By SARAH SHMERLING | Editor-in-Chief
Palisadian Foumiko Kometani is organizing a celebration of life for her husband Joshua Greenfeld—which will include an art exhibit “Trash to Treasure”—on Saturday, February 29, from 1 to 4 p.m. at Palisades Branch Library.
Greenfeld, an Academy Award-nominated writer published in The New York Times Magazine, Esquire, Life and Time, as well as the author of “A Child Called Noah” about his son, died in May 2018 at the age of 90.
Trash to Treasure is an exhibition of collaged boxes by Kometani to honor her late husband.
“Born in Osaka, Japan, in 1930, I became a visual artist at a young age,” Kometani shared in a statement that was sent to the Palisadian-Post. “In my 20s, [I] had a considerable amount of success.”
Kometani’s oil paintings were selected for the Nika Group Exhibitions for three consecutive years, beginning in 1956, leading to the Kansai Region (Osaka, Kobe, Kyoto) Women’s Artist Prize in 1959.
“All this led to my winning a fellowship to the prestigious McDowell Artist’s Colony in Peterborough, New Hampshire, in 1960,” Kometani continued.
During her year at the colony, Kometani met Greenfeld, a playwright. The two married in 1960 in New York City and had two sons.
Left unable to paint after having her sons, Kometani tried her hand at writing—to date, penning 20 books over the course of her career.
“After my husband, Josh, passed away two years ago, I found myself moving back towards visual art,” Kometani said. “This time I began to undertake collage, something new for me.”

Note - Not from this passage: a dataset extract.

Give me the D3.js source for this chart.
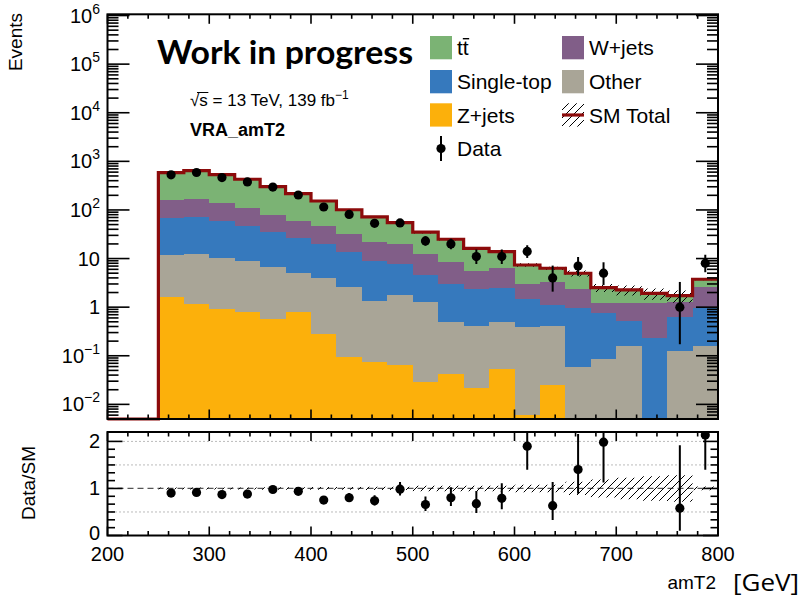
<!DOCTYPE html>
<html>
<head>
<meta charset="utf-8">
<script src="https://cdn.jsdelivr.net/npm/d3@7"></script>
<style>
  html, body { margin: 0; padding: 0; background: #fff; }
  svg { display: block; font-family: "Liberation Sans", Arial, Helvetica, sans-serif; }
</style>
</head>
<body>
<svg id="chart" width="808" height="599"></svg>
<script>
// ---- amT2 distribution in VRA: bin edges [GeV] ----
const binEdges = [200, 225, 250, 275, 300, 325, 350, 375, 400, 425, 450, 475, 500,
                  525, 550, 575, 600, 625, 650, 675, 700, 725, 750, 775, 800];

// ---- expected events per bin, by process ----
const ttbar     = [0, 0, 424, 478, 395, 317, 224, 157, 106, 69.4, 50.2, 35.1, 22.3, 16.3, 10.7, 7.6, 4.42, 3.06, 2.62, 1.32, 1.02, 0.73, 0.42, 1.11];
const wjets     = [0, 0, 91.5, 95.2, 77.6, 63.5, 43.0, 32.5, 27.2, 17.7, 12.8, 11.85, 8.0, 5.63, 3.22, 3.86, 1.49, 2.14, 1.42, 0.43, 0.72, 0.971, 0.681, 1.69];
const singleTop = [0, 0, 57.6, 58.2, 49.3, 38.6, 28.1, 21.9, 15.7, 11.3, 7.46, 6.09, 3.30, 2.51, 1.93, 1.95, 1.07, 0.694, 0.889, 0.686, 0.361, 0.229, 0.492, 0.79];
const other     = [0, 0, 10.26, 11.44, 9.19, 8.12, 6.14, 4.18, 3.71, 2.48, 1.27, 1.70, 1.27, 0.447, 0.388, 0.451, 0.391, 0.391, 0.0597, 0.0847, 0.159, 0, 0.127, 0.159];
const zjets     = [0, 0, 1.64, 1.16, 0.906, 0.807, 0.571, 0.807, 0.277, 0.0944, 0.0734, 0.0647, 0.0293, 0.0416, 0.0221, 0.0527, 0.006, 0.0251, 0, 0, 0, 0, 0, 0];

// relative statistical uncertainty on the SM total
const mcRelErr  = [0, 0, 0.02, 0.02, 0.02, 0.02, 0.025, 0.025, 0.03, 0.03, 0.035, 0.035, 0.06, 0.06, 0.06, 0.06, 0.08, 0.08, 0.14, 0.19, 0.23, 0.26, 0.28, 0.04];

// ---- observed events ----
const data      = [0, 0, 527, 590, 463, 377, 295, 203, 115, 81, 53, 54, 23, 20, 11, 11, 14, 4, 7, 5, 0, 0, 1, 8];

// ---- axis ticks / labels ----
const xMajorTicks = [200, 300, 400, 500, 600, 700, 800];
const yDecades = [-2, -1, 0, 1, 2, 3, 4, 5, 6];
const ratioMajorTicks = [0, 1, 2];

const processes = [
  { key: "zjets",     label: "Z+jets",     color: "#fcb00b" },
  { key: "other",     label: "Other",      color: "#a9a597" },
  { key: "singleTop", label: "Single-top", color: "#3679bd" },
  { key: "wjets",     label: "W+jets",     color: "#815e88" },
  { key: "ttbar",     label: "tt",         color: "#7bb374" }
];
const series = { ttbar, wjets, singleTop, other, zjets };

// ---- layout ----
const frameL = 107.5, frameR = 718;
const mainTop = 14.3, mainBot = 419;
const ratTop = 432, ratBot = 535.5;
const yMin = 0.005, yMax = 1.06e6;
const totalColor = "#8c0b0b";

const svg = d3.select("#chart");
const x = d3.scaleLinear().domain([200, 800]).range([frameL, frameR]);
const y = d3.scaleLog().domain([yMin, yMax]).range([mainBot, mainTop]);
const yr = d3.scaleLinear().domain([0, 2.2]).range([ratBot, ratTop]);

// per-bin table
const rows = binEdges.slice(0, -1).map((lo, i) => {
  const r = { lo, hi: binEdges[i + 1], data: data[i], err: mcRelErr[i] };
  processes.forEach(p => { r[p.key] = series[p.key][i]; });
  r.total = processes.reduce((s, p) => s + r[p.key], 0);
  return r;
});

// 68% CL Poisson (Garwood) interval for observed counts
function poissonCdf(n, mu) {
  let term = Math.exp(-mu), sum = term;
  for (let k = 1; k <= n; k++) { term *= mu / k; sum += term; }
  return sum;
}
function bisect(f, a, b) {
  for (let i = 0; i < 80; i++) {
    const m = 0.5 * (a + b);
    if (f(a) * f(m) <= 0) b = m; else a = m;
  }
  return 0.5 * (a + b);
}
const alpha = 1 - 0.682689;
function garwood(n) {
  const lo = n === 0 ? 0 : bisect(mu => poissonCdf(n - 1, mu) - (1 - alpha / 2), 0, n);
  const hi = bisect(mu => poissonCdf(n, mu) - alpha / 2, n, n + 10 * Math.sqrt(n) + 10);
  return [lo, hi];
}
rows.forEach(r => { [r.dataLo, r.dataHi] = garwood(r.data); });

// ---- defs: clip paths and hatch ----
const defs = svg.append("defs");
defs.append("clipPath").attr("id", "clipMain").append("rect")
  .attr("x", frameL).attr("y", mainTop).attr("width", frameR - frameL).attr("height", mainBot - mainTop);
defs.append("clipPath").attr("id", "clipRatio").append("rect")
  .attr("x", frameL).attr("y", ratTop).attr("width", frameR - frameL).attr("height", ratBot - ratTop);
const pat = defs.append("pattern").attr("id", "hatch")
  .attr("patternUnits", "userSpaceOnUse").attr("width", 8).attr("height", 8);
pat.append("path").attr("d", "M-2,2 L2,-2 M0,8 L8,0 M6,10 L10,6")
  .attr("stroke", "#000").attr("stroke-width", 1).attr("fill", "none");

// ---- main panel: stacked backgrounds ----
const stacked = d3.stack().keys(processes.map(p => p.key))(rows);
const clampY = v => y(Math.max(v, yMin));
const stepArea = d3.area()
  .x(d => x(d.x)).y0(d => clampY(d.v0)).y1(d => clampY(d.v1));
const stepPts = (arr, f0, f1) => arr.flatMap((r, i) => [
  { x: r.lo, v0: f0(r, i), v1: f1(r, i) }, { x: r.hi, v0: f0(r, i), v1: f1(r, i) }]);

const gMain = svg.append("g").attr("clip-path", "url(#clipMain)");
stacked.forEach((layer, li) => {
  gMain.append("path")
    .attr("d", stepArea(stepPts(rows, (r, i) => layer[i][0], (r, i) => layer[i][1])))
    .attr("fill", processes[li].color)
    .attr("shape-rendering", "crispEdges");
});

// SM total outline
const totalLine = d3.line().x(d => x(d.x)).y(d => clampY(d.v1));
svg.append("path")
  .attr("d", totalLine(stepPts(rows, r => r.total, r => r.total)))
  .attr("fill", "none").attr("stroke", totalColor).attr("stroke-width", 3.2)
  .attr("stroke-linejoin", "miter");

// SM uncertainty band
gMain.append("path")
  .attr("d", stepArea.defined(d => d.v1 > 0)(stepPts(rows,
    r => r.total * (1 - r.err), r => r.total * (1 + r.err))))
  .attr("fill", "url(#hatch)");
stepArea.defined(() => true);

// data
const obs = rows.filter(r => r.data > 0);
const gData = svg.append("g").attr("clip-path", "url(#clipMain)");
gData.selectAll("line").data(obs).join("line")
  .attr("x1", r => x((r.lo + r.hi) / 2)).attr("x2", r => x((r.lo + r.hi) / 2))
  .attr("y1", r => clampY(r.dataLo)).attr("y2", r => clampY(r.dataHi))
  .attr("stroke", "#000").attr("stroke-width", 2);
gData.selectAll("circle").data(obs).join("circle")
  .attr("cx", r => x((r.lo + r.hi) / 2)).attr("cy", r => y(r.data))
  .attr("r", 4.6).attr("fill", "#000");

// ---- ratio panel ----
const gRatio = svg.append("g").attr("clip-path", "url(#clipRatio)");
[0.5, 1.5, 2].forEach(v => {
  gRatio.append("line").attr("x1", frameL).attr("x2", frameR)
    .attr("y1", yr(v)).attr("y2", yr(v))
    .attr("stroke", "#777").attr("stroke-width", 1).attr("stroke-dasharray", "1,3");
});
gRatio.append("line").attr("x1", frameL).attr("x2", frameR)
  .attr("y1", yr(1)).attr("y2", yr(1))
  .attr("stroke", "#555").attr("stroke-width", 1.2).attr("stroke-dasharray", "6,4");

const ratioBand = d3.area().defined(d => d.on)
  .x(d => x(d.x)).y0(d => yr(d.v0)).y1(d => yr(d.v1));
gRatio.append("path")
  .attr("d", ratioBand(rows.flatMap(r => [
    { x: r.lo, v0: 1 - r.err, v1: 1 + r.err, on: r.total > 0 },
    { x: r.hi, v0: 1 - r.err, v1: 1 + r.err, on: r.total > 0 }])))
  .attr("fill", "url(#hatch)");

const ratioPts = rows.filter(r => r.data > 0 && r.total > 0);
gRatio.selectAll("line.err").data(ratioPts).join("line").attr("class", "err")
  .attr("x1", r => x((r.lo + r.hi) / 2)).attr("x2", r => x((r.lo + r.hi) / 2))
  .attr("y1", r => yr(r.dataLo / r.total)).attr("y2", r => yr(r.dataHi / r.total))
  .attr("stroke", "#000").attr("stroke-width", 2);
gRatio.selectAll("circle").data(ratioPts).join("circle")
  .attr("cx", r => x((r.lo + r.hi) / 2)).attr("cy", r => yr(r.data / r.total))
  .attr("r", 4.6).attr("fill", "#000");

// ---- frames and ticks ----
function frame(top, bot) {
  svg.append("rect").attr("x", frameL).attr("y", top)
    .attr("width", frameR - frameL).attr("height", bot - top)
    .attr("fill", "none").attr("stroke", "#000").attr("stroke-width", 2);
}
function tick(x1, y1, x2, y2) {
  svg.append("line").attr("x1", x1).attr("y1", y1).attr("x2", x2).attr("y2", y2)
    .attr("stroke", "#000").attr("stroke-width", 1.6);
}
function xTicks(top, bot, majLen, minLen) {
  d3.range(200, 801, 20).forEach(v => {
    const len = xMajorTicks.includes(v) ? majLen : minLen;
    tick(x(v), bot, x(v), bot - len);
    tick(x(v), top, x(v), top + len);
  });
}
frame(mainTop, mainBot);
frame(ratTop, ratBot);
xTicks(mainTop, mainBot, 9.5, 4.5);
xTicks(ratTop, ratBot, 9, 4.5);

// log ticks on the main panel
const logTicks = [];
for (let d = -3; d <= 6; d++) {
  for (let k = 1; k <= 9; k++) {
    const v = k * Math.pow(10, d);
    if (v >= yMin * 0.999 && v <= yMax) logTicks.push({ v, major: k === 1 });
  }
}
logTicks.forEach(t => {
  const len = t.major ? 22 : 11;
  tick(frameL, y(t.v), frameL + len, y(t.v));
  tick(frameR, y(t.v), frameR - len, y(t.v));
});
// ratio ticks every 1/6
d3.range(0, 13).forEach(i => {
  const v = i / 6;
  const len = i % 6 === 0 ? 15 : 7.5;
  tick(frameL, yr(v), frameL + len, yr(v));
  tick(frameR, yr(v), frameR - len, yr(v));
});

// ---- tick labels ----
const lab = svg.append("g").attr("font-size", 20).attr("fill", "#000");
yDecades.forEach(d => {
  const t = lab.append("text").attr("x", 100).attr("y", y(Math.pow(10, d)) + 7)
    .attr("text-anchor", "end");
  if (d === 0) t.text("1");
  else if (d === 1) t.text("10");
  else {
    t.append("tspan").text("10");
    t.append("tspan").attr("font-size", 14).attr("dy", -9)
      .text(d < 0 ? "\u2212" + Math.abs(d) : String(d));
  }
});
ratioMajorTicks.forEach(v => {
  lab.append("text").attr("x", 100).attr("y", yr(v) + (v === 0 ? 4.5 : 7))
    .attr("text-anchor", "end").text(v);
});
xMajorTicks.forEach(v => {
  lab.append("text").attr("x", x(v)).attr("y", 560.5)
    .attr("text-anchor", "middle").text(v);
});

// ---- axis titles ----
svg.append("text").attr("transform", "translate(21.5,13) rotate(-90)")
  .attr("text-anchor", "end").attr("font-size", 19).text("Events");
svg.append("text").attr("transform", "translate(35,483) rotate(-90)")
  .attr("text-anchor", "middle").attr("font-size", 19).text("Data/SM");
svg.append("text").attr("x", 716).attr("y", 589).attr("text-anchor", "end")
  .attr("font-size", 19).text("amT2");
svg.append("text").attr("x", 733).attr("y", 591)
  .attr("font-family", "'Open Sans', 'Noto Sans', sans-serif").attr("font-size", 23)
  .attr("textLength", 66).attr("lengthAdjust", "spacingAndGlyphs")
  .text("[GeV]");

// ---- labels inside the plot ----
svg.append("text").attr("x", 157).attr("y", 64)
  .attr("font-family", "Lato, 'Open Sans', sans-serif").attr("font-weight", 700)
  .attr("font-size", 32).attr("textLength", 256).attr("lengthAdjust", "spacingAndGlyphs")
  .text("Work in progress");

const energy = svg.append("text").attr("x", 190).attr("y", 106).attr("font-size", 17);
energy.append("tspan").text("\u221A");
energy.append("tspan").text("s");
energy.append("tspan").text(" = 13 TeV, 139 fb");
energy.append("tspan").attr("font-size", 12).attr("dy", -7).text("\u22121");
{
  const node = energy.node();
  const sx = node.getStartPositionOfChar(1).x;
  const sw = node.getSubStringLength(1, 1);
  const rx = node.getStartPositionOfChar(0).x;
  const rw = node.getSubStringLength(0, 1);
  svg.append("line").attr("x1", rx + rw * 0.75).attr("x2", sx + sw + 0.5)
    .attr("y1", 92.5).attr("y2", 92.5).attr("stroke", "#000").attr("stroke-width", 1);
}
svg.append("text").attr("x", 190).attr("y", 136).attr("font-size", 18)
  .attr("font-weight", 700).text("VRA_amT2");

// ---- legend ----
const leg = svg.append("g").attr("font-size", 21);
const legendItems = [
  { p: processes[4], col: 0, row: 0 },
  { p: processes[3], col: 1, row: 0 },
  { p: processes[2], col: 0, row: 1 },
  { p: processes[1], col: 1, row: 1 },
  { p: processes[0], col: 0, row: 2 }
];
const legX = [430, 562], legY = [47.7, 81.7, 115, 148.5];
legendItems.forEach(it => {
  const cx = legX[it.col], cy = legY[it.row];
  leg.append("rect").attr("x", cx).attr("y", cy - 11.7).attr("width", 22).attr("height", 23.3)
    .attr("fill", it.p.color);
  const t = leg.append("text").attr("x", cx + 27).attr("y", cy + 7.5).text(it.p.label);
  if (it.p.key === "ttbar") {
    const node = t.node();
    const px = node.getStartPositionOfChar(1).x;
    const pw = node.getSubStringLength(1, 1);
    leg.append("line").attr("x1", px).attr("x2", px + pw + 0.5)
      .attr("y1", cy - 9).attr("y2", cy - 9).attr("stroke", "#000").attr("stroke-width", 1.4);
  }
});
// SM Total entry
{
  const cx = legX[1], cy = legY[2];
  leg.append("rect").attr("x", cx).attr("y", cy - 11.7).attr("width", 22).attr("height", 23.3)
    .attr("fill", "url(#hatch)");
  leg.append("line").attr("x1", cx).attr("x2", cx + 22).attr("y1", cy).attr("y2", cy)
    .attr("stroke", totalColor).attr("stroke-width", 3.2);
  leg.append("text").attr("x", cx + 27).attr("y", cy + 7.5).text("SM Total");
}
// Data entry
{
  const cx = legX[0] + 11, cy = legY[3];
  leg.append("line").attr("x1", cx).attr("x2", cx).attr("y1", cy - 12.5).attr("y2", cy + 12.5)
    .attr("stroke", "#000").attr("stroke-width", 2);
  leg.append("circle").attr("cx", cx).attr("cy", cy).attr("r", 4.6).attr("fill", "#000");
  leg.append("text").attr("x", legX[0] + 27).attr("y", cy + 7.5).text("Data");
}
</script>
</body>
</html>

Kometani explained that collage could be traced back to World War II and the deprivation she suffered in Japan.
“During the war, there was no new material for art or anything else,” she said. “We never threw away paper, or clothing, or metal, or else, and it became my habit to accumulate things which I might be able to use someday in the future.”
Kometani explained that as a lifelong habit, she has always clipped articles and images from newspaper and magazines.
“With a lot of empty cardboard boxes around the house and Josh gone, I began to paste the clippings on the boxes,” she shared. “This made them beautiful, and I found myself enjoying the process of producing this form of art, which helped me during my mourning period.
“These works may be trash from other people’s point of view, but to me they have become treasures.”
Kometani’s works will be on display at the library through March 6.